The Congressional Budget Office stated that if we leave tax rates alone, meaning leave the Bush rates in place, (Really! After nearly three years and the rate reductions reauthorized by your god, Brian, shouldn’t it be known as Obama’s tax cuts for the wealthy?) the federal government would collect more revenue not lose it. Locally, Brian might better ask Queen Gregoire where the millions from the Indian gambling casinos are since she signed off on an agreement for them to pay nothing to the state to operate, as long as they (nod-nod-wink-wink) kick in several million dollars to the re-election bids of Democrats each election cycle. How bout they pay their fair share?
Has Brian looked at what the costs of government in Washington have come to? Full- and part-time government employees, 573,000 (U.S. Census Bureau 2011); total to pay them with tax (your) money: $573 million not including all the other general costs of a government. Washington state as of 2010 had a population of 6,724,540 people (one state employee per each 11 citizens); that’s $11,735.68 in taxes per person just to pay the employees. I have not figured the costs to each of us for the proposed 2011-13 budget for Washington government, $75.5 billion dollars. You do the math.
The other problem with Brian’s talking point is that he never can imagine that people will change behavior to avoid paying when taxes go up. When taxes go up, revenue goes down historically. (John Galt anyone?) Want to have a real discussion about taxes, Bryan? Stop withholding and make everybody write out and sign a check every month; there would not be a government in six months.
In July, employers (you know, the evil rich) continued not hiring, terrified of Obamacare costs and tax rate uncertainty among other things. The official unemployment rate dropped to 9.1 percent (really near 17 percent if you include those that stopped looking but not counted by O anymore). On these folks Brian wants to raise taxes.
A tax policy that confiscated 100 percent of the taxable income of everyone in America earning over $500,000 in 2006 would only have given Congress an extra $1.3 trillion in revenue. That’s less than half the 2006 federal budget of $2.7 trillion and looks tiny compared to the more than $4 trillion (40 percent borrowed) Congress spent in fiscal 2010. Total debt including welfare entitlements? Arguably north of $60 trillion.
Obama’s proposed 10-year budget, (voted down by every Democrat in the Senate) wants to spend 24 percent of the USA’s Gross Domestic Product. In order to have that much to spend the national tax rate would have to be 24 percent of GDP which is 3 percent higher (in inflation=adjusted dollars) than we paid at the height of World War II.
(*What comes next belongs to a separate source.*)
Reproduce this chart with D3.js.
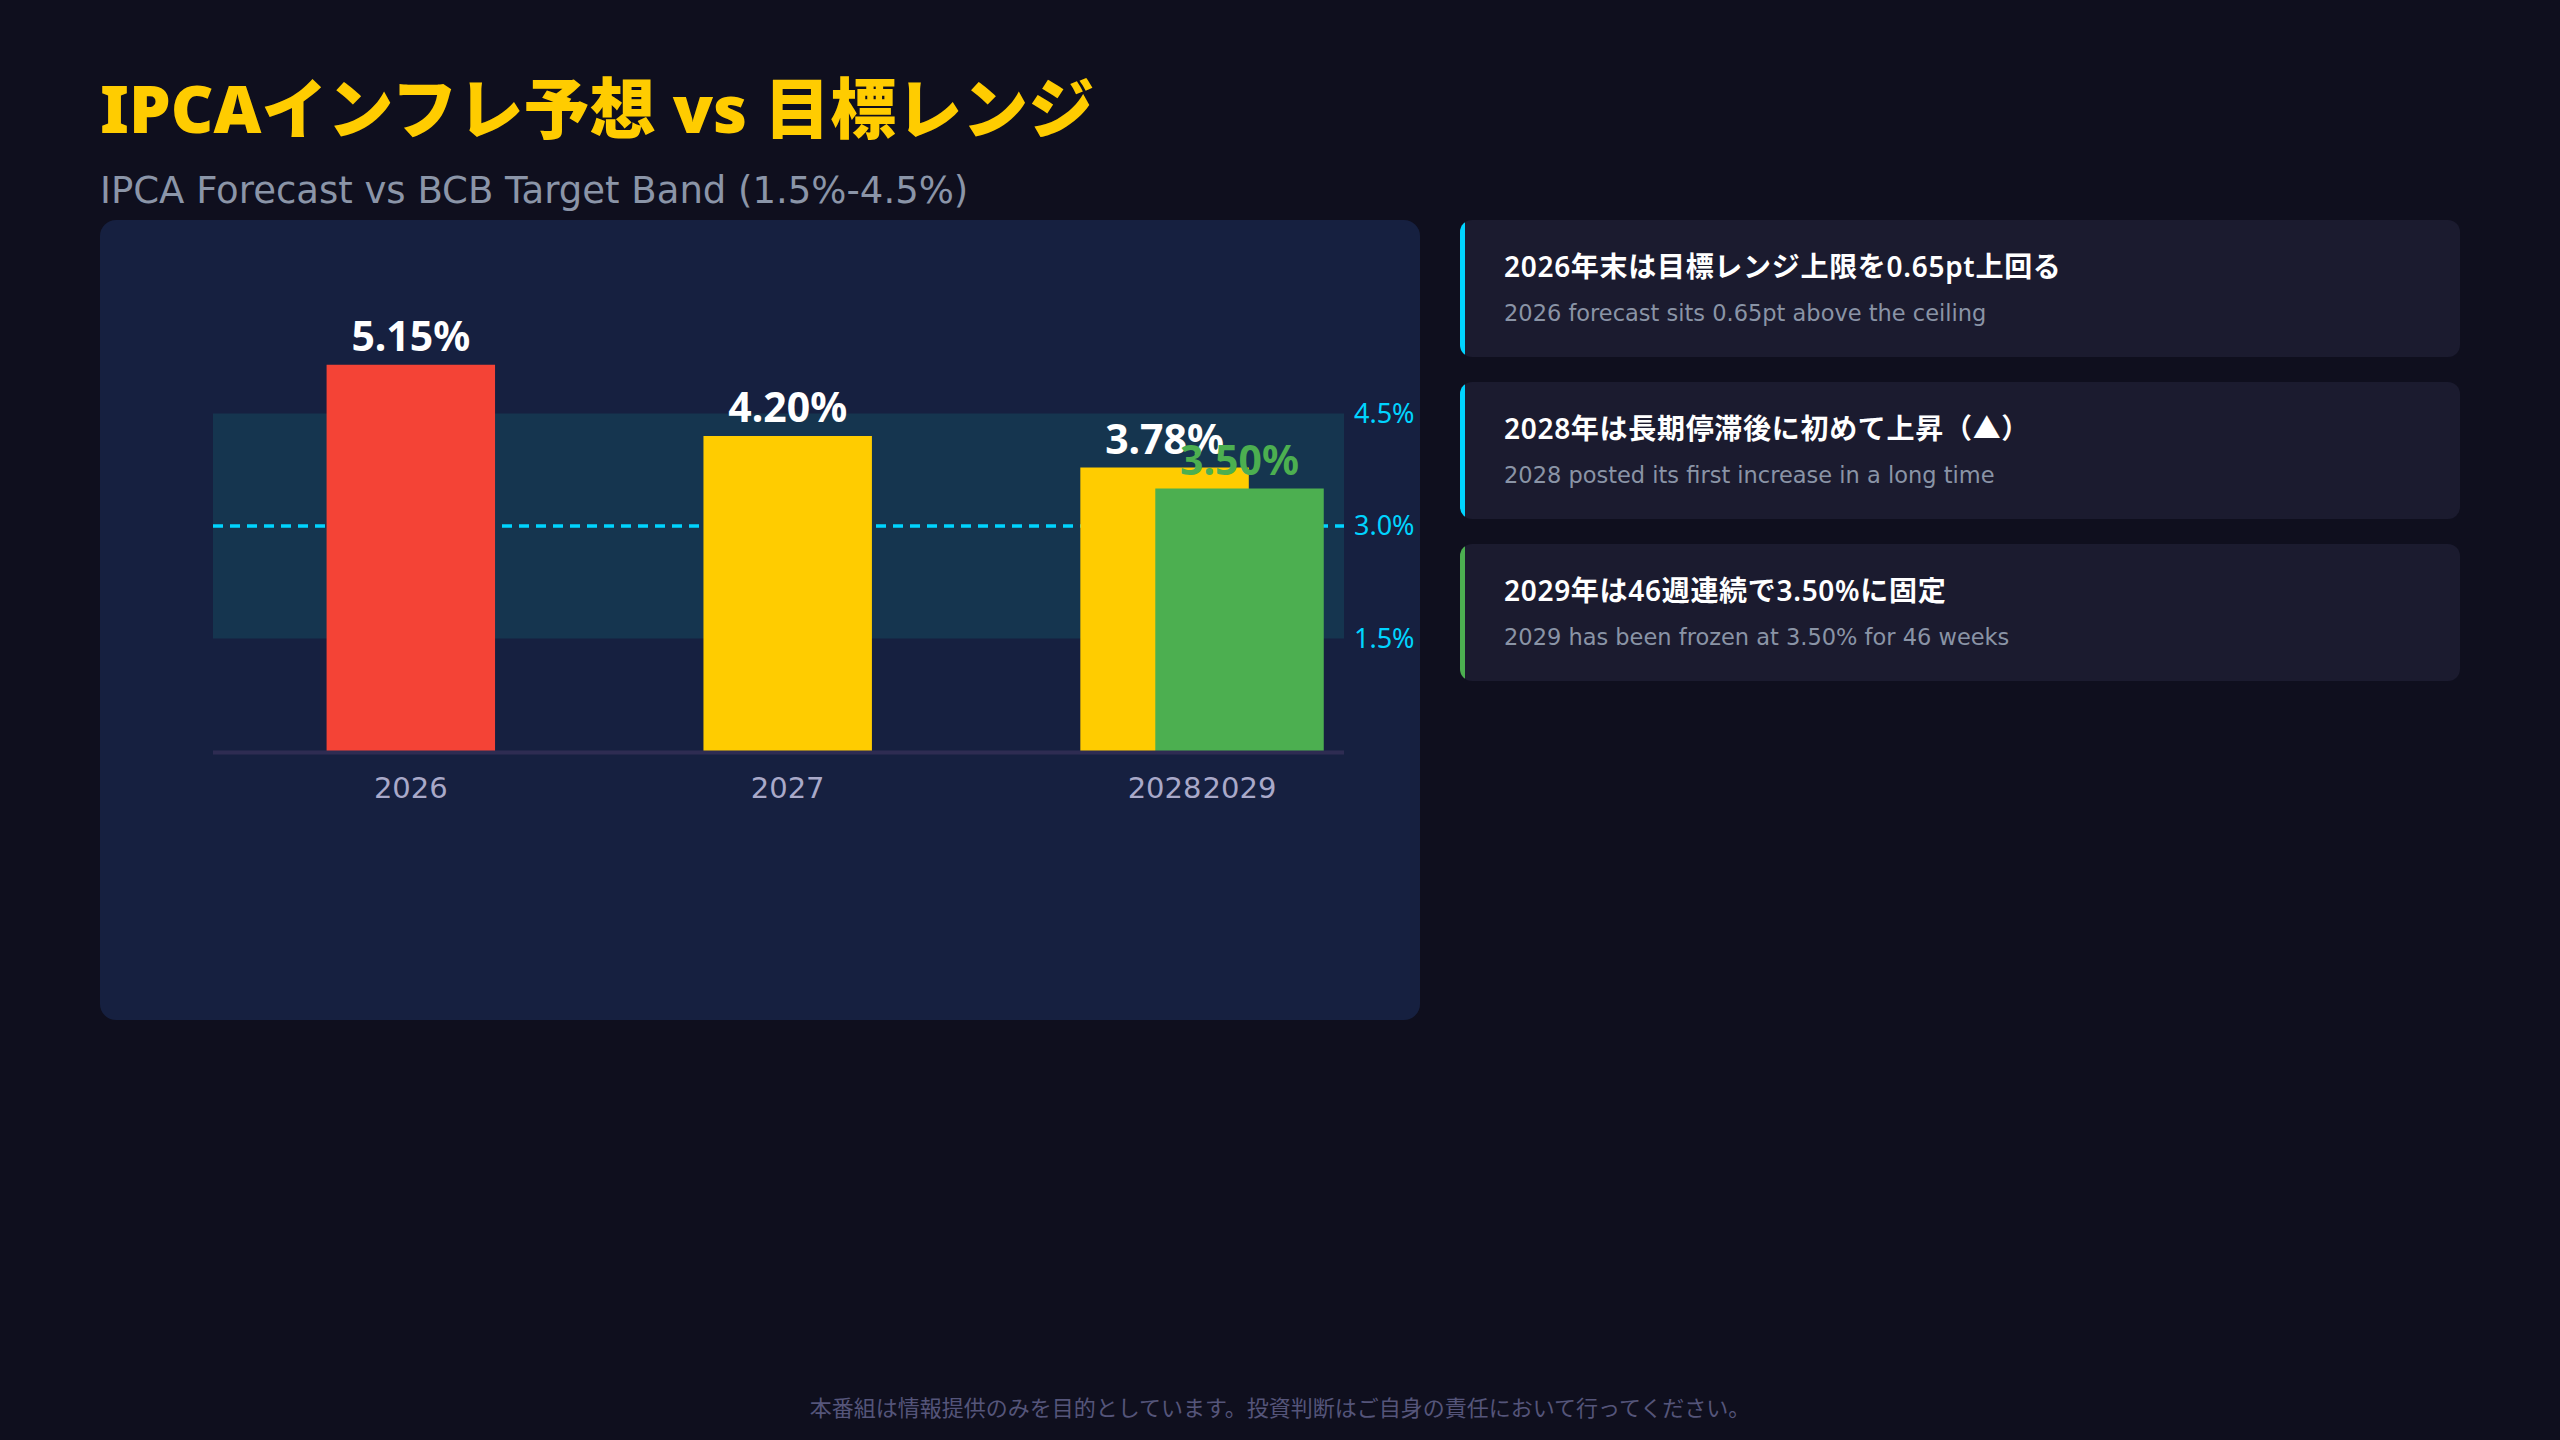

“We have tried spending money. We are spending more money than we have ever spent before and it does not work... We have never made good on our promises...I say after eight years of this administration we have just as much unemployment as when we started...And an enormous debt to boot!”
Henry Morgenthau Jr., secretary of the treasury from 1934 to 1945, in his personal diary commenting on the FDR stimulus spending programs.
Brian and the rest of the socialist apologists aren’t just watching and helping the ship (of state) sink; they and he are rearranging the deck chairs on a ship that has already hit the iceberg, hoping that this entertainment will distract us from what they have done to us.